I sat down with former AIG (AIG 0.56%) chairman and CEO Hank Greenberg last week. We talked about everything from AIG's early days, its growth, to its downfall and bailout in 2008.

Something I've thought about a lot since 2008 is whether an inquisitive investor last decade could have known how much risk financial companies were taking, or if it was something only insiders had the full details on. I posed that question to Mr. Greenberg, which led into a conversation about "too big to fail." Here's what he had to say (transcript follows).

Morgan Housel: These risk problems that came up after you left in 2005, were they something that a general public investor, someone just reading the public information, the 10-Ks, could have pieced together, or was the risk taking that was going on inside of AIG something that you needed to be on the inside to recognize?

Hank Greenberg: Probably, although I'm not sure the 10-Ks that they filed were complete. For example, when the auditors made that statement to the Chairman, that the current management was incapable of managing AIG, they went out to the market to raise $30 billion. They don't disclose what the auditors had said to the Chairman.

Morgan Housel: Let's say 2006-07, were you personally aware of the risk taking that was going on inside of AIG? I guess what I'm trying to figure out is, if someone owned AIG stock in 2007, could they, even with hindsight, go back and see, "Oh, look at all this risk that was being taken?"

Hank Greenberg: No, I don't think so. I was a major shareholder of AIG, the largest individual shareholder. I lost about 90% of my net worth. I was in a war with AIG at that time, literally.

Morgan Housel: We hear a lot about the phrase, "too big to fail." Was AIG "too big to manage?"

Hank Greenberg: No. We managed it for 40 years, for God's sakes. You need the right management. Of course it wasn't too big to manage.

After all, the company was doing very well. There was nothing wrong with the company. The year I left -- my last year was 2004 -- I think we earned $11 billion, growing at double-digit. What can I tell you?

Morgan Housel: What should we do about the problem of too big to fail? Or is too big to fail a problem?

Hank Greenberg: It depends on the management. If you've got the right management, why is it too big to fail?

Morgan Housel: With AIG, the amount of risk-taking that was going on in a fairly small portion of AIG ...

Or let's say with JPMorgan. They had, last year, the London Whale transaction. That, some people look at as an issue of, Jamie Dimon is a well-respected manager, but when you have a company that size, with more than 200,000 employees, and you have a few bad apples over here that have the power to make such large bets...

Hank Greenberg: OK, but Jamie Dimon, they caught that. About $8 billion of loss, something like that, out of huge earnings of the company. Yeah, it was an unfortunate loss, but it wasn't fatal. It wasn't even close to that. It was a cold. Like having a cold, not pneumonia, and they're fine.

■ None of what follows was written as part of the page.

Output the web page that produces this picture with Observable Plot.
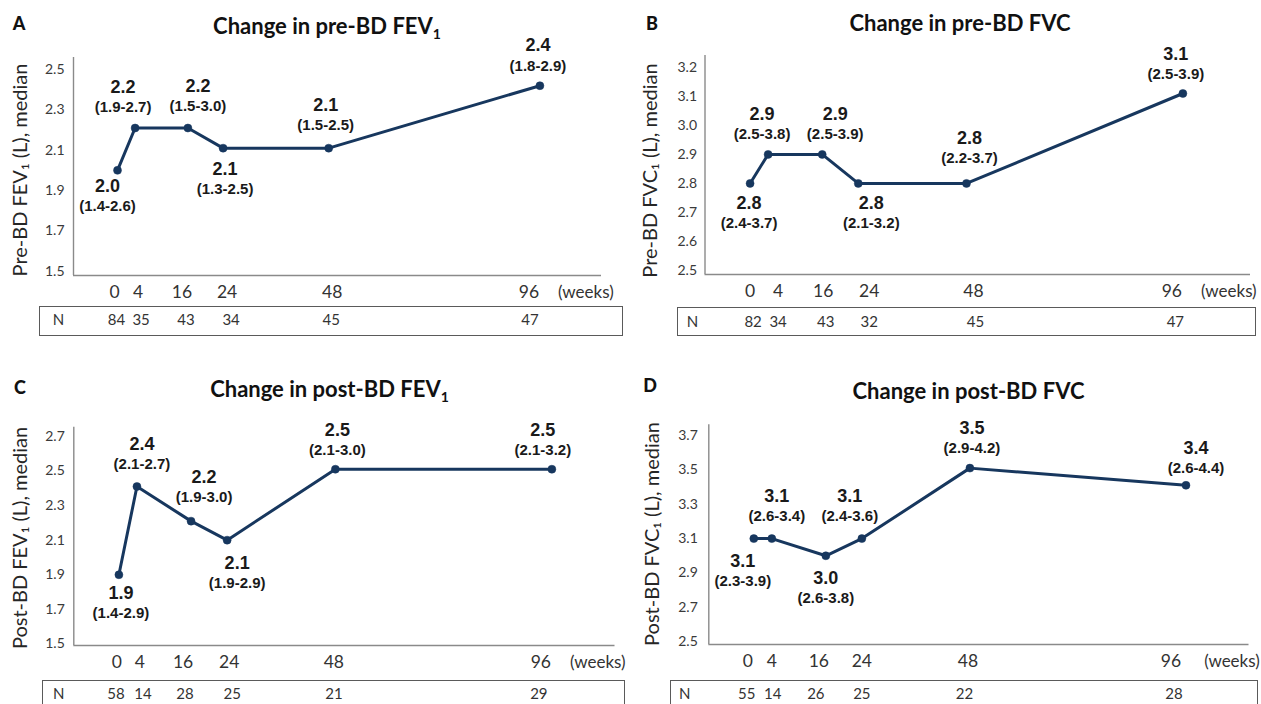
<!DOCTYPE html>
<html>
<head>
<meta charset="utf-8">
<script src="https://cdn.jsdelivr.net/npm/d3@7"></script>
<script src="https://cdn.jsdelivr.net/npm/@observablehq/plot@0.6"></script>
<style>
  html, body { margin: 0; padding: 0; background: #fff; }
  body { width: 1261px; height: 704px; overflow: hidden; position: relative; font-family: Lato, "Open Sans", sans-serif; }
  .panel { position: absolute; }
  .title { position: absolute; font-family: Lato, sans-serif; font-weight: bold; font-size: 22px; line-height: 22px; color: #111; white-space: nowrap; transform: translate(-50%, -50%); }
  .title sub { font-size: 14px; line-height: 0; vertical-align: -5px; }
  .letter { position: absolute; font-family: Lato, sans-serif; font-weight: 900; font-size: 18px; line-height: 18px; color: #111; transform: translate(-50%, -50%); }
  .nbox { position: absolute; border: 1.4px solid #5a5a5a; box-sizing: border-box; background: transparent; }
</style>
</head>
<body>
<script>
// ---------- data ----------
const weeks = [0, 4, 16, 24, 48, 96];

const preFev1Median = [2.00, 2.21, 2.21, 2.11, 2.11, 2.42];
const preFev1Label  = ["2.0", "2.2", "2.2", "2.1", "2.1", "2.4"];
const preFev1Range  = ["(1.4-2.6)", "(1.9-2.7)", "(1.5-3.0)", "(1.3-2.5)", "(1.5-2.5)", "(1.8-2.9)"];
const preFev1N      = [84, 35, 43, 34, 45, 47];
const preFev1Ticks  = [1.5, 1.7, 1.9, 2.1, 2.3, 2.5];

const preFvcMedian = [2.80, 2.90, 2.90, 2.80, 2.80, 3.11];
const preFvcLabel  = ["2.8", "2.9", "2.9", "2.8", "2.8", "3.1"];
const preFvcRange  = ["(2.4-3.7)", "(2.5-3.8)", "(2.5-3.9)", "(2.1-3.2)", "(2.2-3.7)", "(2.5-3.9)"];
const preFvcN      = [82, 34, 43, 32, 45, 47];
const preFvcTicks  = [2.5, 2.6, 2.7, 2.8, 2.9, 3.0, 3.1, 3.2];

const postFev1Median = [1.90, 2.41, 2.21, 2.10, 2.51, 2.51];
const postFev1Label  = ["1.9", "2.4", "2.2", "2.1", "2.5", "2.5"];
const postFev1Range  = ["(1.4-2.9)", "(2.1-2.7)", "(1.9-3.0)", "(1.9-2.9)", "(2.1-3.0)", "(2.1-3.2)"];
const postFev1N      = [58, 14, 28, 25, 21, 29];
const postFev1Ticks  = [1.5, 1.7, 1.9, 2.1, 2.3, 2.5, 2.7];

const postFvcMedian = [3.10, 3.10, 3.00, 3.10, 3.51, 3.41];
const postFvcLabel  = ["3.1", "3.1", "3.0", "3.1", "3.5", "3.4"];
const postFvcRange  = ["(2.3-3.9)", "(2.6-3.4)", "(2.6-3.8)", "(2.4-3.6)", "(2.9-4.2)", "(2.6-4.4)"];
const postFvcN      = [55, 14, 26, 25, 22, 28];
const postFvcTicks  = [2.5, 2.7, 2.9, 3.1, 3.3, 3.5, 3.7];

const titles  = ["Change in pre-BD FEV<sub>1</sub>", "Change in pre-BD FVC", "Change in post-BD FEV<sub>1</sub>", "Change in post-BD FVC"];
const letters = ["A", "B", "C", "D"];
const yLabels = ["Pre-BD FEV\u2081 (L), median", "Pre-BD FVC\u2081 (L), median", "Post-BD FEV\u2081 (L), median", "Post-BD FVC\u2081 (L), median"];

// ---------- layout (not data) ----------
const navy = "#17375E";
const layouts = [
  { left: 0, top: 0, width: 630, height: 340, mL: 73, mR: 29, mT: 57, mB: 65,
    xDomain: [-10, 110], yDomain: [1.478, 2.56], tickPadY: 9,
    yLabDx: -53, yLabDy: 3.5, nDy: 45, nLabDx: -15,
    tickDx: [-3, 3, -6, 4, 3.5, -11], nDx: [-1, 6, -2, 8, 2.5, -10],
    offs: [[-10, 16], [-12, -41], [10, -42], [2, 21], [-3, -43], [-2, -40]],
    title: [327, 26], letter: [19, 23], box: [39, 306, 584, 30] },
  { left: 630, top: 0, width: 631, height: 340, mL: 74.5, mR: 11, mT: 55, mB: 66,
    xDomain: [-10, 111], yDomain: [2.486, 3.241], tickPadY: 8,
    yLabDx: -54.5, yLabDy: 5.5, nDy: 47.5, nLabDx: -12.5,
    tickDx: [0, 10, 1, 11, 7, -11], nDx: [3, 10, 3.5, 11, 9, -7.5],
    offs: [[-1, 20], [-6, -40], [13, -40], [13, 20], [3, -45], [-7, -39]],
    title: [960, 23], letter: [652, 23], box: [677, 307, 579, 29] },
  { left: 0, top: 340, width: 630, height: 364, mL: 73.3, mR: 15.5, mT: 86.7, mB: 59,
    xDomain: [-10, 110], yDomain: [1.491, 2.753], tickPadY: 9,
    yLabDx: -53.3, yLabDy: 1.6, nDy: 48.3, nLabDx: -15,
    tickDx: [-2, 3, -8, 2, -1.5, -11], nDx: [-3, 6, -6, 5, -1.5, -13],
    offs: [[2, 18], [5, -42], [13, -44], [10, 23], [2, -39], [-9, -39]],
    title: [329.5, 389], letter: [20, 387], box: [42, 680, 583, 40] },
  { left: 630, top: 340, width: 631, height: 364, mL: 78.3, mR: 12.5, mT: 84.3, mB: 60,
    xDomain: [-10, 110], yDomain: [2.484, 3.762], tickPadY: 11,
    yLabDx: -56.3, yLabDy: -0.6, nDy: 49.3, nLabDx: -24,
    tickDx: [-6, 0, -7, 0, -2, -15], nDx: [-7, 1, -10, 0, -5.5, -12],
    offs: [[-11, 23], [5, -42], [0, 22], [-12, -42], [2, -40], [10, -37.5]],
    title: [968.5, 391], letter: [650, 385], box: [670, 679.5, 588, 40] }
];

const series = [
  { median: preFev1Median, label: preFev1Label, range: preFev1Range, n: preFev1N, ticks: preFev1Ticks },
  { median: preFvcMedian, label: preFvcLabel, range: preFvcRange, n: preFvcN, ticks: preFvcTicks },
  { median: postFev1Median, label: postFev1Label, range: postFev1Range, n: postFev1N, ticks: postFev1Ticks },
  { median: postFvcMedian, label: postFvcLabel, range: postFvcRange, n: postFvcN, ticks: postFvcTicks }
];

const annoFont = "Liberation Sans, Arial, sans-serif";

series.forEach((s, p) => {
  const L = layouts[p];
  const rows = weeks.map((w, i) => ({ week: w, median: s.median[i], label: s.label[i], range: s.range[i], n: s.n[i] }));
  const axisColor = "#8a8a8a";
  const marks = [
    Plot.ruleX([L.xDomain[0]], { stroke: axisColor, strokeWidth: 1.4 }),
    Plot.ruleY([L.yDomain[0]], { stroke: axisColor, strokeWidth: 1.4 }),
    Plot.axisY({ ticks: s.ticks, tickSize: 0, tickPadding: L.tickPadY, tickFormat: d3.format(".1f"),
                 fontSize: 14, fill: "#3a3a3a", label: null }),
    // x tick labels (weeks)
    ...rows.map((r, i) => Plot.text([r], { x: "week", text: d => String(d.week), frameAnchor: "bottom",
                 dy: 17, dx: L.tickDx[i], fontSize: 17.5, fill: "#333", lineAnchor: "middle" })),
    Plot.text([{ w: weeks[weeks.length - 1], t: "(weeks)" }], { x: "w", text: "t", frameAnchor: "bottom",
                 dy: 17, dx: 46, fontSize: 17, fill: "#333", lineAnchor: "middle" }),
    Plot.text([yLabels[p]], { frameAnchor: "left", rotate: -90, textAnchor: "middle", lineAnchor: "middle",
                 dx: L.yLabDx, dy: L.yLabDy, fontSize: 20, fill: "#262626" }),
    Plot.text(["N"], { frameAnchor: "bottom-left", textAnchor: "middle", lineAnchor: "middle",
                 dx: L.nLabDx, dy: L.nDy, fontSize: 15, fill: "#333" }),
    ...rows.map((r, i) => Plot.text([r], { x: "week", text: d => String(d.n), frameAnchor: "bottom", lineAnchor: "middle",
                 dy: L.nDy, dx: L.nDx[i], fontSize: 15, fill: "#333" })),
    Plot.line(rows, { x: "week", y: "median", stroke: navy, strokeWidth: 3 }),
    Plot.dot(rows, { x: "week", y: "median", r: 4, fill: navy, stroke: navy, strokeWidth: 0.5 }),
    ...rows.map((r, i) => Plot.text([r], { x: "week", y: "median", text: "label",
                 dx: L.offs[i][0], dy: L.offs[i][1], fontFamily: annoFont,
                 fontWeight: "bold", fontSize: 18, fill: "#1a1a1a", lineAnchor: "middle" })),
    ...rows.map((r, i) => Plot.text([r], { x: "week", y: "median", text: "range",
                 dx: L.offs[i][0], dy: L.offs[i][1] + 20, fontFamily: annoFont,
                 fontWeight: "bold", fontSize: 15, fill: "#1a1a1a", lineAnchor: "middle" }))
  ];
  const chart = Plot.plot({
    width: L.width, height: L.height,
    marginLeft: L.mL, marginRight: L.mR, marginTop: L.mT, marginBottom: L.mB,
    x: { domain: L.xDomain, axis: null },
    y: { domain: L.yDomain },
    style: { fontFamily: "Lato, 'Open Sans', sans-serif", background: "transparent", overflow: "visible" },
    marks
  });
  const div = document.createElement("div");
  div.className = "panel";
  div.style.left = L.left + "px";
  div.style.top = L.top + "px";
  div.style.width = L.width + "px";
  div.style.height = L.height + "px";
  div.appendChild(chart);
  document.body.appendChild(div);

  const box = document.createElement("div");
  box.className = "nbox";
  box.style.left = L.box[0] + "px"; box.style.top = L.box[1] + "px";
  box.style.width = L.box[2] + "px"; box.style.height = L.box[3] + "px";
  document.body.appendChild(box);

  const t = document.createElement("div");
  t.className = "title";
  t.innerHTML = titles[p];
  t.style.left = L.title[0] + "px"; t.style.top = L.title[1] + "px";
  document.body.appendChild(t);

  const lt = document.createElement("div");
  lt.className = "letter";
  lt.textContent = letters[p];
  lt.style.left = L.letter[0] + "px"; lt.style.top = L.letter[1] + "px";
  document.body.appendChild(lt);
});
</script>
</body>
</html>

When I left AIG, in seven months, they wrote more credit default swaps on so-called AAA CDOs, credit default swaps covering them, than we wrote in seven years. They wrote quality that was way below what we would have written, and they didn't hedge anything. It's a question of management.

Morgan Housel: When you have a bank that is large enough to be too big to fail, and to cause systemic damage when it does fail, and it's run by poor managers, which we saw quite a bit of in 2008 with Bear Stearns and Lehman Brothers, Citigroup, and the same with AIG.

What should regulators do with a company like that?

Hank Greenberg: Well, stop. What were the regulators doing? Take Bear Stearns for example. There were six months between Bear Sterns and Lehman Brothers. What did the regulators do?

Citigroup was overseen by the New York Fed. I chaired the New York Fed for about -- I was on the New York Fed board, then vice-chair, then chair -- probably all together about eight years. The Fed oversees Citigroup. What were they doing?

Morgan Housel: Not much.

Hank Greenberg: No, obviously.

Morgan Housel: In Hank Paulson's memoirs, he does say that he pushed for Lehman Brothers to sell itself, in that period. Not successfully, but...

Hank Greenberg: Yeah, but he didn't go to the aid of Lehman Brothers. They gave a Bank Holding Company license to Goldman Sachs and to Morgan Stanley. They turned down Lehman Brothers.

AIG didn't have a solvency problem. It had a liquidity problem because they were responding to collateral calls from their counter parties. Once they lost the AAA rating after I left the company -- almost the next day they were downgraded from AAA to something less -- at that point they were required to put up collateral under the agreements.

But if you knew what was going on, there was no price discovery on any of these CDOs, what the value was. There's no exchange that you could trade them on, so every broker-dealer had a different price for the value of the CDOs. Some had very low prices, which we require more and more collateral.

I wouldn't have responded ... we wouldn't have been in that position to begin with. We wouldn't have lost that AAA rating. I wouldn't have responded, if I were them, to any of the collateral calls.

With different prices, who would you respond to? The highest price? The lowest price? I would say, "I'm not paying anybody. If you don't like it, the courtroom is around the corner. Five years from now we'll know who was right."